What this task involves =>
Only the lines from the one with "Emit a LaTeX" to the one with "minimum width=554pt, minimum", both included, should be output, without any images.

____ Record set

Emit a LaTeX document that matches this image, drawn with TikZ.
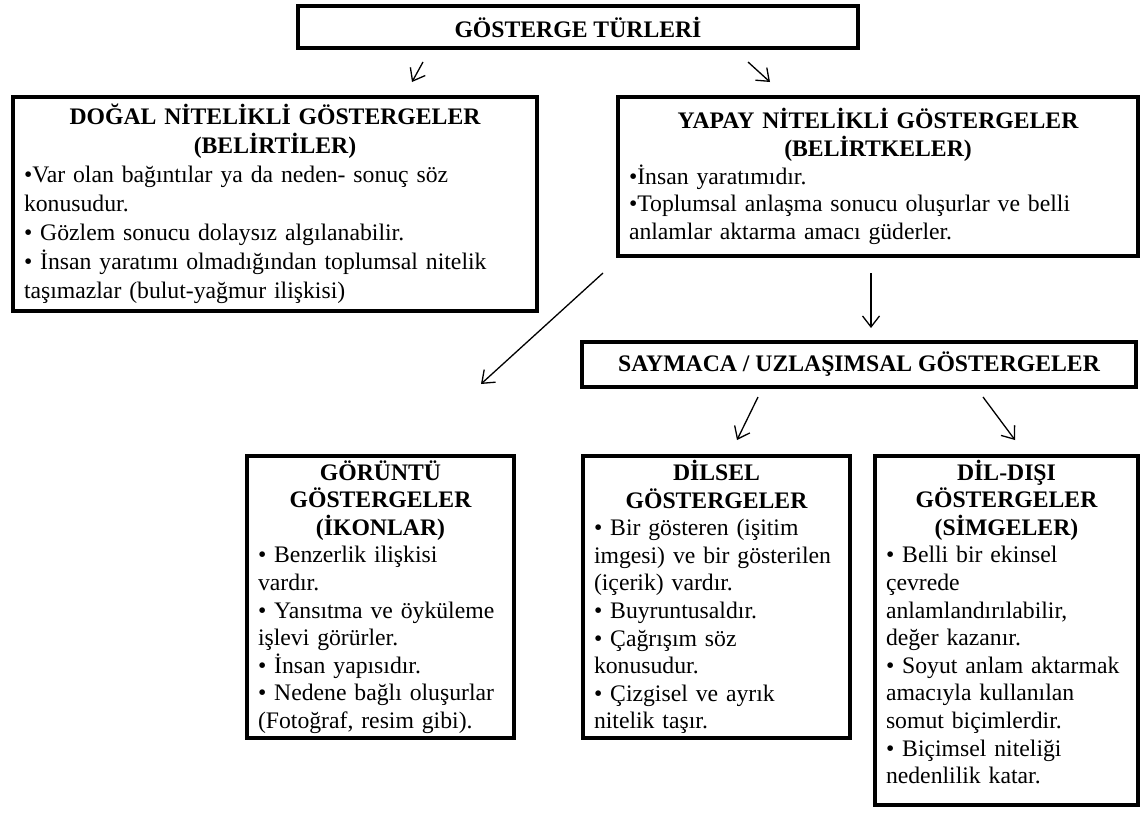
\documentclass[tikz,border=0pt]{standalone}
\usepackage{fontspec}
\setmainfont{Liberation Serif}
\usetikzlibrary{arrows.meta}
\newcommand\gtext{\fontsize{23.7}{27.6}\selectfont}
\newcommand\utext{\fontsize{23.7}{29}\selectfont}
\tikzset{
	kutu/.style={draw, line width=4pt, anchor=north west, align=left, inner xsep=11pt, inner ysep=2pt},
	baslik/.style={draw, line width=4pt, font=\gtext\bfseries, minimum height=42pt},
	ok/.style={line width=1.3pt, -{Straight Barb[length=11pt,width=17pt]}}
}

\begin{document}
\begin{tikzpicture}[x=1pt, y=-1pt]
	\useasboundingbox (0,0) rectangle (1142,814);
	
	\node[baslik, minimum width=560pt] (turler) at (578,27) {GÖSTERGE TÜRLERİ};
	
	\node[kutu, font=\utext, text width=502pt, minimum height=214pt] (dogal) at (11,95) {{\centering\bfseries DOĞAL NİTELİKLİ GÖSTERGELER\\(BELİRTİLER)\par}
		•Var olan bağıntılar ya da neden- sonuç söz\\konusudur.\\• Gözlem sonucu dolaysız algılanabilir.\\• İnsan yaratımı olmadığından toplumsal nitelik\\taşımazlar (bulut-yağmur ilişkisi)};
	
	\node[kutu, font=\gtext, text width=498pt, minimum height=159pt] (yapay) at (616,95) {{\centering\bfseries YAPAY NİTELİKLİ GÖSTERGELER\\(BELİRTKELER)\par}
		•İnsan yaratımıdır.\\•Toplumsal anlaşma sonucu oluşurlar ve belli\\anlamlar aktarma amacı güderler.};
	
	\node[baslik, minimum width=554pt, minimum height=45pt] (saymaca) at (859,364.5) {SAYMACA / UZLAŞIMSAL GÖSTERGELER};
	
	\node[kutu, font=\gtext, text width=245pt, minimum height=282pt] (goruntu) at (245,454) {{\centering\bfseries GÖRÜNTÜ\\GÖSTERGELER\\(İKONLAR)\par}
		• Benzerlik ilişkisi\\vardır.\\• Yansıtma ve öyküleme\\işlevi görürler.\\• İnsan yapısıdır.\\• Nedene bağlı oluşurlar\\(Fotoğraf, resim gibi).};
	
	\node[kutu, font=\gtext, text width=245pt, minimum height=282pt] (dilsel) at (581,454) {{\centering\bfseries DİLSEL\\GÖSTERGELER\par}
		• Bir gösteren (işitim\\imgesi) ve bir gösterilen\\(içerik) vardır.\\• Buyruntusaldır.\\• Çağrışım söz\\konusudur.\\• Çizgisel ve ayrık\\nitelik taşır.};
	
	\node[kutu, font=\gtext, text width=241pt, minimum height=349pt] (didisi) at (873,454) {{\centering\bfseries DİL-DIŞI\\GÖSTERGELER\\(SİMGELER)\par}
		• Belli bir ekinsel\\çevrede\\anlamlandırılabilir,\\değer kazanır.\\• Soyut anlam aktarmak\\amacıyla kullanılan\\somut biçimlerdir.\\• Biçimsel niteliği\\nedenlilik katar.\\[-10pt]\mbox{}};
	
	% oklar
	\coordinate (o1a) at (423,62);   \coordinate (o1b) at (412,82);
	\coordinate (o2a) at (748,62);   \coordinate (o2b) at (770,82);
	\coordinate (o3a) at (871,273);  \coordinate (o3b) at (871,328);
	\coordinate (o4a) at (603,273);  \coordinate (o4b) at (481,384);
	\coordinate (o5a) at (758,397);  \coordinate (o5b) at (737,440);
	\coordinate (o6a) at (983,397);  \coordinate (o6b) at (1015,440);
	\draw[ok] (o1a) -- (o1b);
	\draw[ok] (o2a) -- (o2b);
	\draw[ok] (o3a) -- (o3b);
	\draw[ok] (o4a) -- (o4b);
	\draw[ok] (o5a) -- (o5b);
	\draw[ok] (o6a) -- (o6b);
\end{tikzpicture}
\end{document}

________
____ Record set

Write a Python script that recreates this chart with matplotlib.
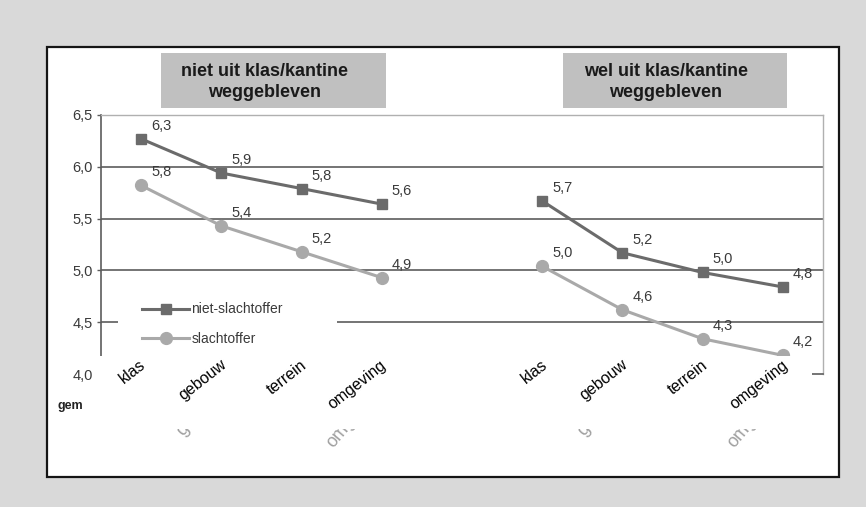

________
____ Record set

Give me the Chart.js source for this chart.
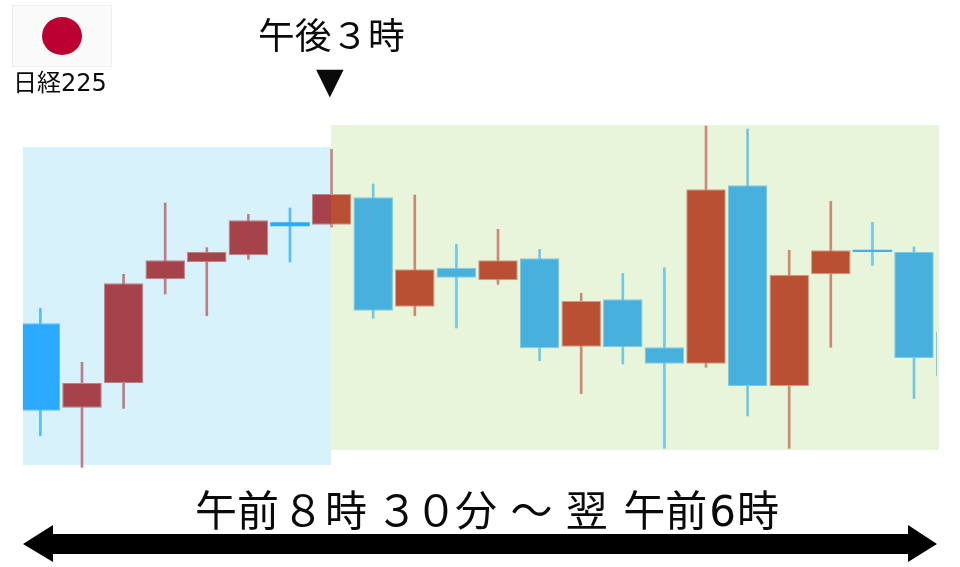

________

The output =>
Emit a LaTeX document that matches this image, drawn with TikZ.
\documentclass[tikz,border=0pt]{standalone}
\usepackage{fontspec}
\setmainfont{Liberation Serif}
\usetikzlibrary{arrows.meta}
\newcommand\gtext{\fontsize{23.7}{27.6}\selectfont}
\newcommand\utext{\fontsize{23.7}{29}\selectfont}
\tikzset{
	kutu/.style={draw, line width=4pt, anchor=north west, align=left, inner xsep=11pt, inner ysep=2pt},
	baslik/.style={draw, line width=4pt, font=\gtext\bfseries, minimum height=42pt},
	ok/.style={line width=1.3pt, -{Straight Barb[length=11pt,width=17pt]}}
}

\begin{document}
\begin{tikzpicture}[x=1pt, y=-1pt]
	\useasboundingbox (0,0) rectangle (1142,814);
	
	\node[baslik, minimum width=560pt] (turler) at (578,27) {GÖSTERGE TÜRLERİ};
	
	\node[kutu, font=\utext, text width=502pt, minimum height=214pt] (dogal) at (11,95) {{\centering\bfseries DOĞAL NİTELİKLİ GÖSTERGELER\\(BELİRTİLER)\par}
		•Var olan bağıntılar ya da neden- sonuç söz\\konusudur.\\• Gözlem sonucu dolaysız algılanabilir.\\• İnsan yaratımı olmadığından toplumsal nitelik\\taşımazlar (bulut-yağmur ilişkisi)};
	
	\node[kutu, font=\gtext, text width=498pt, minimum height=159pt] (yapay) at (616,95) {{\centering\bfseries YAPAY NİTELİKLİ GÖSTERGELER\\(BELİRTKELER)\par}
		•İnsan yaratımıdır.\\•Toplumsal anlaşma sonucu oluşurlar ve belli\\anlamlar aktarma amacı güderler.};
	
	\node[baslik, minimum width=554pt, minimum height=45pt] (saymaca) at (859,364.5) {SAYMACA / UZLAŞIMSAL GÖSTERGELER};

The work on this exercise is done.